**WRITTEN REQUEST**
Beneath this line sits some data. Return only its lines from the one holding "Convert this diagram to TikZ code." through the one holding "4.18, 4.83, 5.41]", inclusive, exactly, with the images removed.

**RECORD EXTRACTS**
☆ ☆ ☆

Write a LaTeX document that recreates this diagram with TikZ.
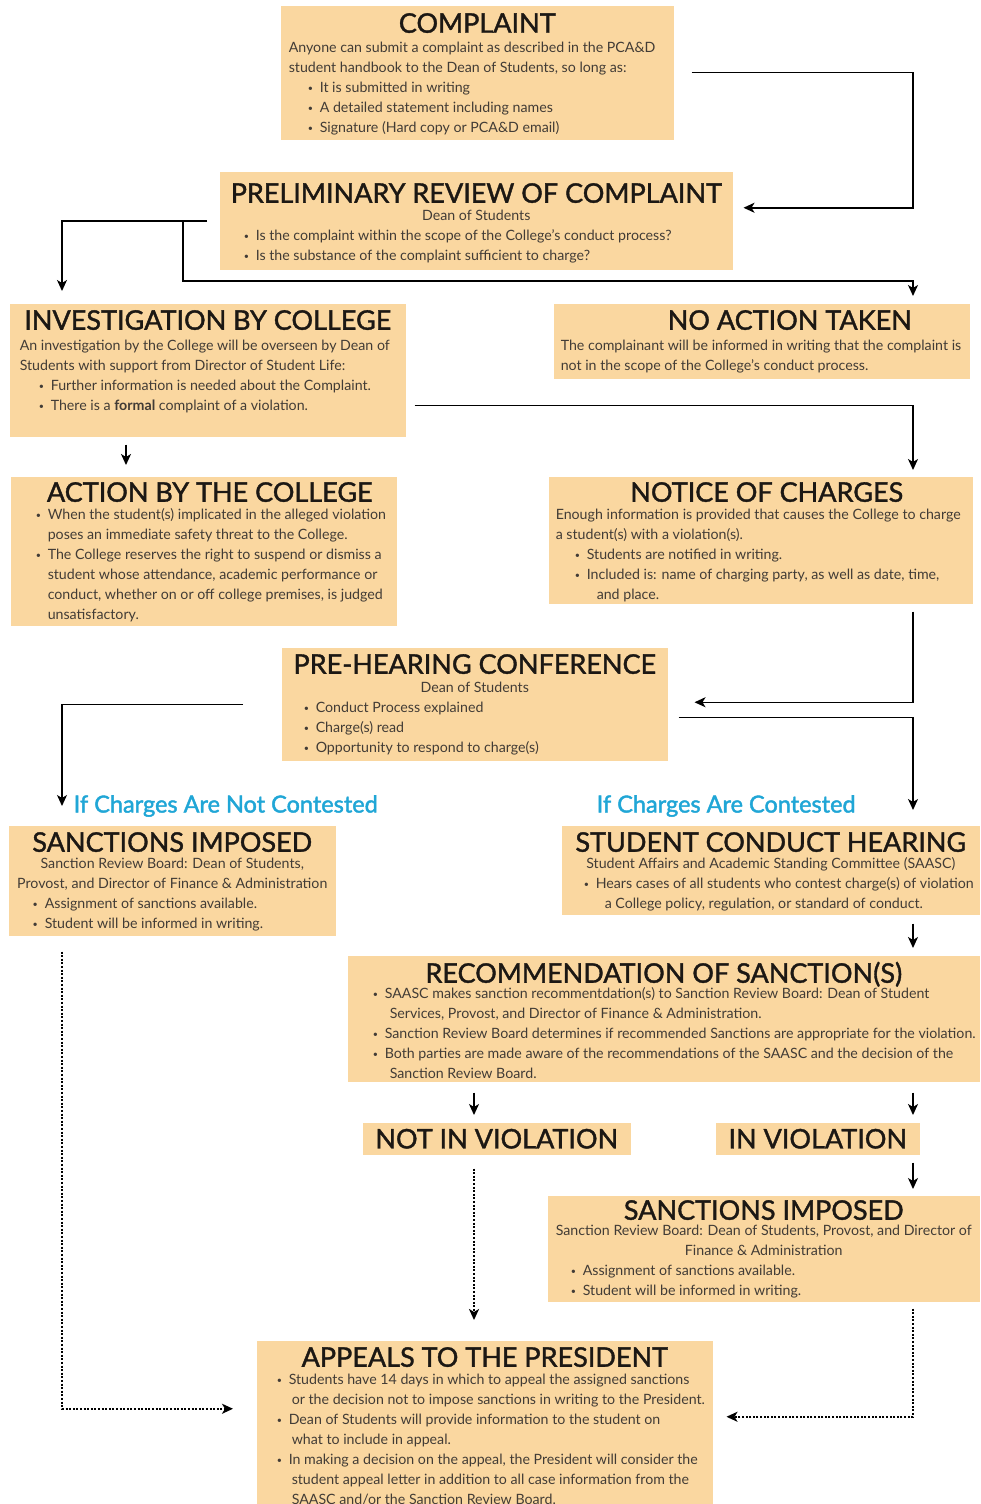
\documentclass[tikz,border=0pt]{standalone}
\usepackage{fontspec}
\setmainfont{Lato}
\newfontfamily\headfam[FakeBold=1.4]{Lato}
\newfontfamily\labelfam[FakeBold=1.8]{Lato}
\usetikzlibrary{arrows.meta}

\definecolor{boxfill}{RGB}{250,215,160}
\definecolor{bodygray}{RGB}{66,60,54}
\definecolor{headblack}{RGB}{28,24,20}
\definecolor{labelblue}{RGB}{32,166,214}

\newcommand{\headfont}{\headfam\fontsize{27}{30}\selectfont\color{headblack}}
\newcommand{\bodyfont}{\fontsize{14.2}{20}\selectfont\color{bodygray}}
\newcommand{\labelfont}{\labelfam\fontsize{23.5}{26}\selectfont}

% width, height, title baseline, gap to body, title, body
\newcommand{\boxbody}[6]{%
  \parbox[t][#2pt][t]{#1pt}{%
    {\centering\headfont\rule{0pt}{#3pt}#5\par}%
    \vspace{\dimexpr#4pt-20pt\relax}%
    \bodyfont #6\par}}
\newcommand{\dotmark}{{\fontsize{9}{9}\selectfont\raisebox{1.5pt}{\textbullet}}}
\newcommand{\txtrow}[2]{\par\noindent\hspace*{#1pt}\mbox{#2}}
\newcommand{\bulrow}[2]{\par\noindent\hspace*{#1pt}\makebox[12pt][l]{\dotmark}\mbox{#2}}
\newcommand{\ctrrow}[1]{\par{\centering\mbox{#1}\par}}

\begin{document}
\begin{tikzpicture}[x=1pt, y=-1pt, line width=1.5pt,
  >={Stealth[length=11pt,width=10pt,inset=3pt]},
  stagebox/.style={fill=boxfill, inner sep=0pt, anchor=north west},
  tagbox/.style={fill=boxfill, inner sep=0pt, anchor=north west, font=\headfont},
  caselabel/.style={anchor=west, inner sep=0pt, font=\labelfont, text=labelblue},
  dotline/.style={line width=2pt, dash pattern=on 2pt off 1.6pt}]
\useasboundingbox (0,0) rectangle (980,1504);
\coordinate (railL) at (62,0);
\coordinate (railM) at (474,0);
\coordinate (railR) at (913,0);

\node[stagebox] (complaint) at (280,5) {\boxbody{393}{134}{27}{20}{COMPLAINT}{%
  \txtrow{8}{Anyone can submit a complaint as described in the PCA\&D}
  \txtrow{8}{student handbook to the Dean of Students, so long as:}
  \bulrow{27}{It is submitted in writing}
  \bulrow{27}{A detailed statement including names}
  \bulrow{27}{Signature (Hard copy or PCA\&D email)}}};

\node[stagebox] (prelim) at (219,171) {\boxbody{513}{98}{31}{18}{PRELIMINARY REVIEW OF COMPLAINT}{%
  \ctrrow{Dean of Students}
  \bulrow{24}{Is the complaint within the scope of the College’s conduct process?}
  \bulrow{24}{Is the substance of the complaint sufficient to charge?}}};

\node[stagebox] (invest) at (9,303) {\boxbody{396}{133}{26}{21}{INVESTIGATION BY COLLEGE}{%
  \txtrow{10}{An investigation by the College will be overseen by Dean of}
  \txtrow{10}{Students with support from Director of Student Life:}
  \bulrow{29}{Further information is needed about the Complaint.}
  \bulrow{29}{There is a \textbf{formal} complaint of a violation.}}};

\node[stagebox] (noaction) at (553,303) {\boxbody{416}{75}{26}{21}{\hspace*{56pt}NO ACTION TAKEN}{%
  \txtrow{7}{The complainant will be informed in writing that the complaint is}
  \txtrow{7}{not in the scope of the College’s conduct process.}}};

\node[stagebox] (action) at (10,476) {\boxbody{386}{149}{25}{18}{\hspace*{12pt}ACTION BY THE COLLEGE}{%
  \bulrow{25}{When the student(s) implicated in the alleged violation}
  \txtrow{37}{poses an immediate safety threat to the College.}
  \bulrow{25}{The College reserves the right to suspend or dismiss a}
  \txtrow{37}{student whose attendance, academic performance or}
  \txtrow{37}{conduct, whether on or off college premises, is judged}
  \txtrow{37}{unsatisfactory.}}};

\node[stagebox] (notice) at (548,476) {\boxbody{424}{127}{25}{18}{\hspace*{12pt}NOTICE OF CHARGES}{%
  \txtrow{7}{Enough information is provided that causes the College to charge}
  \txtrow{7}{a student(s) with a violation(s).}
  \bulrow{26}{Students are notified in writing.}
  \bulrow{26}{Included is: name of charging party, as well as date, time,}
  \txtrow{48}{and place.}}};

\node[stagebox] (prehear) at (281,647) {\boxbody{386}{113}{26}{19}{PRE-HEARING CONFERENCE}{%
  \ctrrow{Dean of Students}
  \bulrow{22}{Conduct Process explained}
  \bulrow{22}{Charge(s) read}
  \bulrow{22}{Opportunity to respond to charge(s)}}};

\node[caselabel] (notcont) at (73,806) {If Charges Are Not Contested};
\node[caselabel] (cont) at (596,806) {If Charges Are Contested};

\node[stagebox] (sancL) at (8,825) {\boxbody{327}{110}{26}{17}{SANCTIONS IMPOSED}{%
  \ctrrow{Sanction Review Board: Dean of Students,}
  \ctrrow{Provost, and Director of Finance \& Administration}
  \bulrow{24}{Assignment of sanctions available.}
  \bulrow{24}{Student will be informed in writing.}}};

\node[stagebox] (hearing) at (561,825) {\boxbody{418}{89}{26}{17}{STUDENT CONDUCT HEARING}{%
  \ctrrow{Student Affairs and Academic Standing Committee (SAASC)}
  \bulrow{22}{Hears cases of all students who contest charge(s) of violation}
  \txtrow{43}{a College policy, regulation, or standard of conduct.}}};

\node[stagebox] (recom) at (347,955) {\boxbody{632}{126}{27}{16}{RECOMMENDATION OF SANCTION(S)}{%
  \bulrow{25}{SAASC makes sanction recommentdation(s) to Sanction Review Board: Dean of Student}
  \txtrow{42}{Services, Provost, and Director of Finance \& Administration.}
  \bulrow{25}{Sanction Review Board determines if recommended Sanctions are appropriate for the violation.}
  \bulrow{25}{Both parties are made aware of the recommendations of the SAASC and the decision of the}
  \txtrow{42}{Sanction Review Board.}}};

\node[tagbox, minimum width=268pt, minimum height=32pt] (notviol) at (362,1122) {NOT IN VIOLATION};
\node[tagbox, minimum width=204pt, minimum height=32pt] (inviol) at (715,1122) {IN VIOLATION};

\node[stagebox] (sancR) at (547,1195) {\boxbody{432}{106}{24}{16}{SANCTIONS IMPOSED}{%
  \ctrrow{Sanction Review Board: Dean of Students, Provost, and Director of}
  \ctrrow{Finance \& Administration}
  \bulrow{23}{Assignment of sanctions available.}
  \bulrow{23}{Student will be informed in writing.}}};

\node[stagebox] (appeals) at (256,1340) {\boxbody{456}{170}{26}{18}{APPEALS TO THE PRESIDENT}{%
  \bulrow{20}{Students have 14 days in which to appeal the assigned sanctions}
  \txtrow{35}{or the decision not to impose sanctions in writing to the President.}
  \bulrow{20}{Dean of Students will provide information to the student on}
  \txtrow{35}{what to include in appeal.}
  \bulrow{20}{In making a decision on the appeal, the President will consider the}
  \txtrow{35}{student appeal letter in addition to all case information from the}
  \txtrow{35}{SAASC and/or the Sanction Review Board.}}};

% connectors
\draw[->] ([xshift=17pt]complaint.east) -| ([yshift=13pt]prelim.east -| railR) -- ([xshift=10pt,yshift=13pt]prelim.east);
\draw[->] ([xshift=-12pt]prelim.west) -| ([yshift=12pt]invest.north -| railL);
\draw[->] ([xshift=-36pt]prelim.west) |- ([yshift=22pt]noaction.north -| railR) -- ([yshift=7pt]noaction.north -| railR);
\draw[->] ([xshift=117pt,yshift=-7pt]invest.south west) -- ([xshift=116pt,yshift=11pt]action.north west);
\draw[->] ([xshift=8pt,yshift=-35pt]invest.east) -| ([yshift=6pt]notice.north -| railR);
\draw[->] ([yshift=-7pt]notice.south -| railR) |- ([xshift=26pt,yshift=2pt]prehear.east);
\draw[->] ([xshift=-38pt]prehear.west) -| ([yshift=19pt]sancL.north -| railL);
\draw[->] ([xshift=10pt,yshift=-13pt]prehear.east) -| ([yshift=15pt]hearing.north -| railR);
\draw[->] ([yshift=-8pt]hearing.south -| railR) -- ([yshift=7pt]recom.north -| railR);
\draw[->] ([yshift=-10pt]recom.south -| railM) -- ([yshift=7pt]notviol.north -| railM);
\draw[->] ([yshift=-10pt]recom.south -| railR) -- ([yshift=7pt]inviol.north -| railR);
\draw[->] ([yshift=-7pt]inviol.south -| railR) -- ([yshift=6pt]sancR.north -| railR);
% appeal routes
\draw[->, dotline] ([yshift=-13pt]notviol.south -| railM) -- ([yshift=20pt]appeals.north -| railM);
\draw[->, dotline] ([yshift=-15pt]sancL.south -| railL) |- ([xshift=-23pt,yshift=17pt]appeals.west);
\draw[->, dotline] ([yshift=-6pt]sancR.south -| railR) |- ([xshift=13pt,yshift=9pt]appeals.east);
\end{tikzpicture}
\end{document}
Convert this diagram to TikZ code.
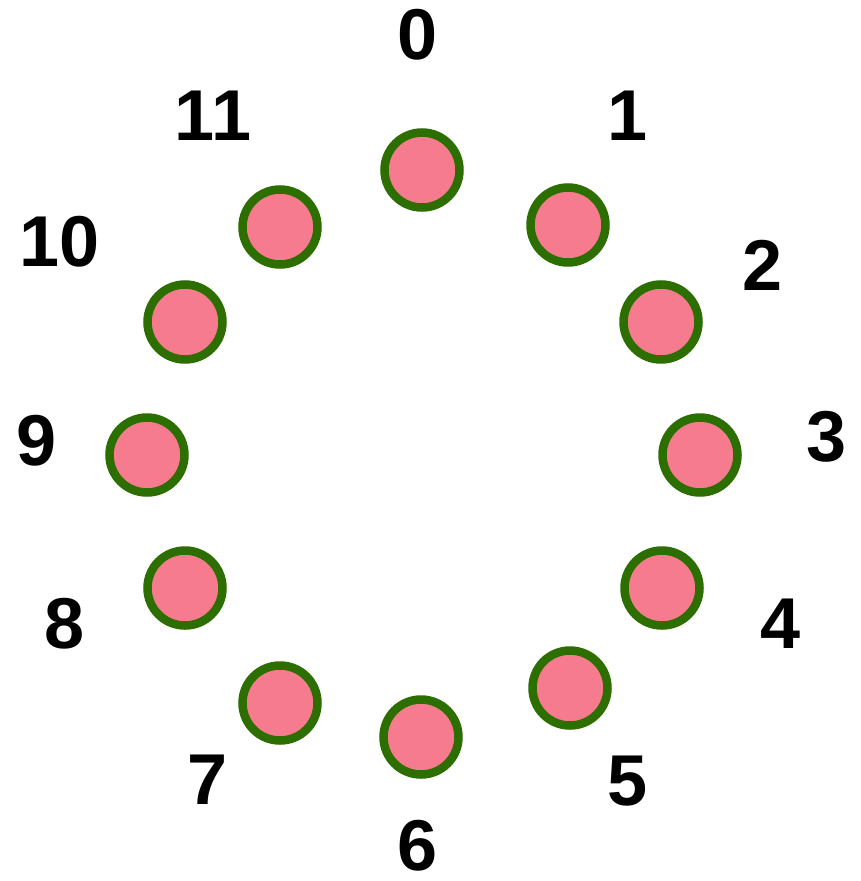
\documentclass[tikz,border=0pt]{standalone}
\usepackage{fontspec}
\setmainfont{Liberation Sans}
\definecolor{ringgreen}{RGB}{45,110,0}
\definecolor{dotpink}{RGB}{247,123,142}
\begin{document}
\begin{tikzpicture}[x=1pt,y=-1pt,
  dot/.style={circle,draw=ringgreen,fill=dotpink,line width=8.5pt,minimum size=75pt,inner sep=0pt},
  lbl/.style={font=\fontsize{72}{72}\selectfont\bfseries,inner sep=0pt,anchor=center}]
\useasboundingbox (0,0) rectangle (860,881);
% circles
\node[dot] (c0) at (422,170) {};
\node[dot] (c1) at (568,225) {};
\node[dot] (c2) at (661,322) {};
\node[dot] (c3) at (700,455) {};
\node[dot] (c4) at (662,588) {};
\node[dot] (c5) at (570,688) {};
\node[dot] (c6) at (421,737) {};
\node[dot] (c7) at (280,703) {};
\node[dot] (c8) at (185,588) {};
\node[dot] (c9) at (147,455) {};
\node[dot] (c10) at (185,322) {};
\node[dot] (c11) at (280,227) {};
% labels
\node[lbl] (l0) at (418,35) {0};
\node[lbl] (l1) at (628,116) {1};
\node[lbl] (l2) at (763,265) {2};
\node[lbl] (l3) at (827,437) {3};
\node[lbl] (l4) at (781,624) {4};
\node[lbl] (l5) at (628,781) {5};
\node[lbl] (l6) at (418,846) {6};
\node[lbl] (l7) at (208,780) {7};
\node[lbl] (l8) at (65,624) {8};
\node[lbl] (l9) at (37,441) {9};
\node[lbl] (l10) at (60,242) {10};
\node[lbl] (l11) at (213,116) {11};
\end{tikzpicture}
\end{document}
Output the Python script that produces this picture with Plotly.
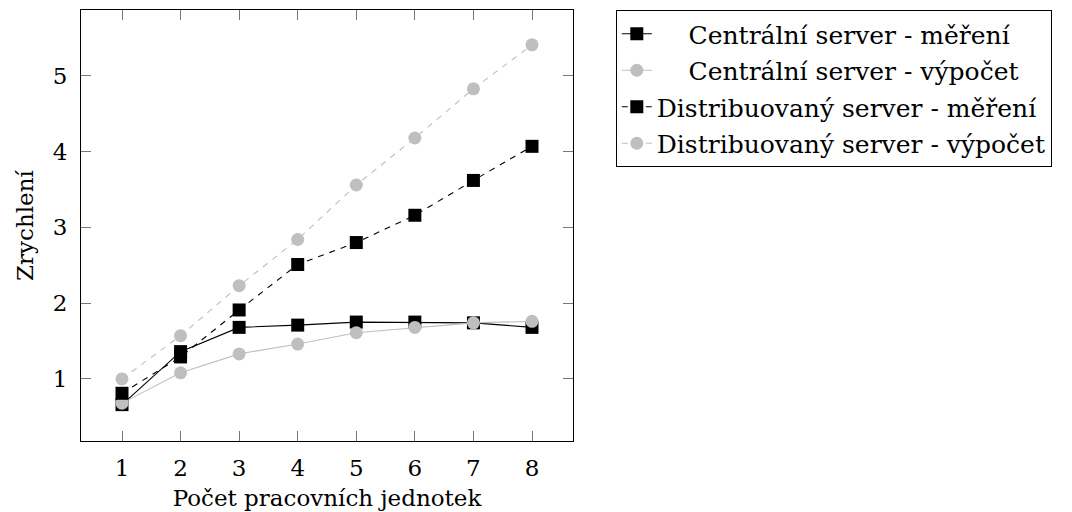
import plotly.graph_objects as go

x_units = [1, 2, 3, 4, 5, 6, 7, 8]
central_mereni = [0.66, 1.36, 1.68, 1.71, 1.75, 1.75, 1.74, 1.68]
central_vypocet = [0.68, 1.08, 1.33, 1.46, 1.61, 1.68, 1.74, 1.76]
distrib_mereni = [0.81, 1.29, 1.91, 2.51, 2.80, 3.16, 3.62, 4.07]
distrib_vypocet = [1.00, 1.57, 2.23, 2.84, 3.56, 4.18, 4.83, 5.41]

x_ticks = [1, 2, 3, 4, 5, 6, 7, 8]
y_ticks = [1, 2, 3, 4, 5]

names = [
    "Centrální server - měření",
    "Centrální server - výpočet",
    "Distribuovaný server - měření",
    "Distribuovaný server - výpočet",
]
# legend text is centred in the reference; pad the shorter entries
pad = ["\u00a0" * 4, "\u00a0" * 4, "", ""]

FONT = "DejaVu Serif"
FS = 23
LFS = 25
GRAY = "#bfbfbf"

series = [central_mereni, central_vypocet, distrib_mereni, distrib_vypocet]
colors = ["black", GRAY, "black", GRAY]
symbols = ["square", "circle", "square", "circle"]
dashes = ["solid", "solid", "6px,6px", "6px,6px"]

fig = go.Figure()
for i, ys in enumerate(series):
    fig.add_trace(go.Scatter(
        x=x_units, y=ys, name=pad[i] + names[i], mode="lines+markers",
        legendgroup=f"g{i}",
        line=dict(color=colors[i], width=1.1, dash=dashes[i]),
        marker=dict(symbol=symbols[i], size=13, color=colors[i])))

axis_common = dict(
    showline=True, linecolor="black", linewidth=1, mirror="ticks",
    ticks="inside", ticklen=10, tickcolor="#777", tickwidth=1,
    showgrid=False, zeroline=False, automargin=False,
    tickfont=dict(family=FONT, size=FS, color="black"),
)

fig.update_layout(
    width=1072, height=512,
    margin=dict(l=81, r=499, t=10, b=71),
    paper_bgcolor="white", plot_bgcolor="white",
    font=dict(family=FONT, size=FS, color="black"),
    xaxis=dict(range=[0.3, 8.7], tickvals=x_ticks,
               title=dict(text="Počet pracovních jednotek", standoff=10,
                          font=dict(family=FONT, size=FS)),
               ticklabelstandoff=6, **axis_common),
    yaxis=dict(range=[0.18, 5.87], tickvals=y_ticks,
               title=dict(text="Zrychlení", standoff=12,
                          font=dict(family=FONT, size=FS)),
               ticklabelstandoff=8, **axis_common),
    legend=dict(x=1.087, y=1.0, xanchor="left", yanchor="top",
                bordercolor="black", borderwidth=1,
                font=dict(family=FONT, size=LFS),
                tracegroupgap=1),
    showlegend=True,
)

fig.write_html("out.html", config={"displayModeBar": False},
               post_script="document.body.style.margin='0';document.body.style.padding='0';")
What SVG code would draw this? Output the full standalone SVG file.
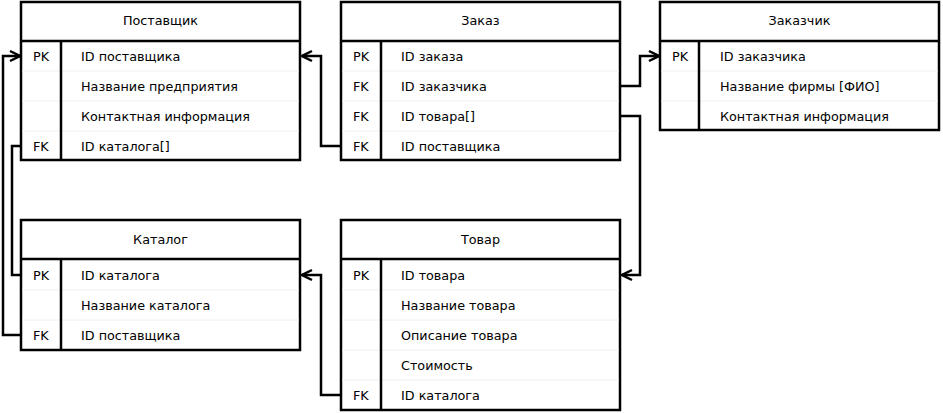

☆ ☆ ☆

**THE RESPONSE**
Convert this diagram to TikZ code.
\documentclass[tikz,border=0pt]{standalone}
\usepackage{fontspec}
\setmainfont{Liberation Sans}
\definecolor{ringgreen}{RGB}{45,110,0}
\definecolor{dotpink}{RGB}{247,123,142}
\begin{document}
\begin{tikzpicture}[x=1pt,y=-1pt,
  dot/.style={circle,draw=ringgreen,fill=dotpink,line width=8.5pt,minimum size=75pt,inner sep=0pt},
  lbl/.style={font=\fontsize{72}{72}\selectfont\bfseries,inner sep=0pt,anchor=center}]
\useasboundingbox (0,0) rectangle (860,881);
% circles
\node[dot] (c0) at (422,170) {};
\node[dot] (c1) at (568,225) {};
\node[dot] (c2) at (661,322) {};
\node[dot] (c3) at (700,455) {};
\node[dot] (c4) at (662,588) {};
\node[dot] (c5) at (570,688) {};
\node[dot] (c6) at (421,737) {};
\node[dot] (c7) at (280,703) {};
\node[dot] (c8) at (185,588) {};
\node[dot] (c9) at (147,455) {};
\node[dot] (c10) at (185,322) {};
\node[dot] (c11) at (280,227) {};
% labels
\node[lbl] (l0) at (418,35) {0};
\node[lbl] (l1) at (628,116) {1};
\node[lbl] (l2) at (763,265) {2};
\node[lbl] (l3) at (827,437) {3};
\node[lbl] (l4) at (781,624) {4};
\node[lbl] (l5) at (628,781) {5};
\node[lbl] (l6) at (418,846) {6};
\node[lbl] (l7) at (208,780) {7};
\node[lbl] (l8) at (65,624) {8};
\node[lbl] (l9) at (37,441) {9};
\node[lbl] (l10) at (60,242) {10};
\node[lbl] (l11) at (213,116) {11};
\end{tikzpicture}
\end{document}
Output the Python script that produces this picture with Plotly.
import plotly.graph_objects as go

x_units = [1, 2, 3, 4, 5, 6, 7, 8]
central_mereni = [0.66, 1.36, 1.68, 1.71, 1.75, 1.75, 1.74, 1.68]
central_vypocet = [0.68, 1.08, 1.33, 1.46, 1.61, 1.68, 1.74, 1.76]
distrib_mereni = [0.81, 1.29, 1.91, 2.51, 2.80, 3.16, 3.62, 4.07]
distrib_vypocet = [1.00, 1.57, 2.23, 2.84, 3.56, 4.18, 4.83, 5.41]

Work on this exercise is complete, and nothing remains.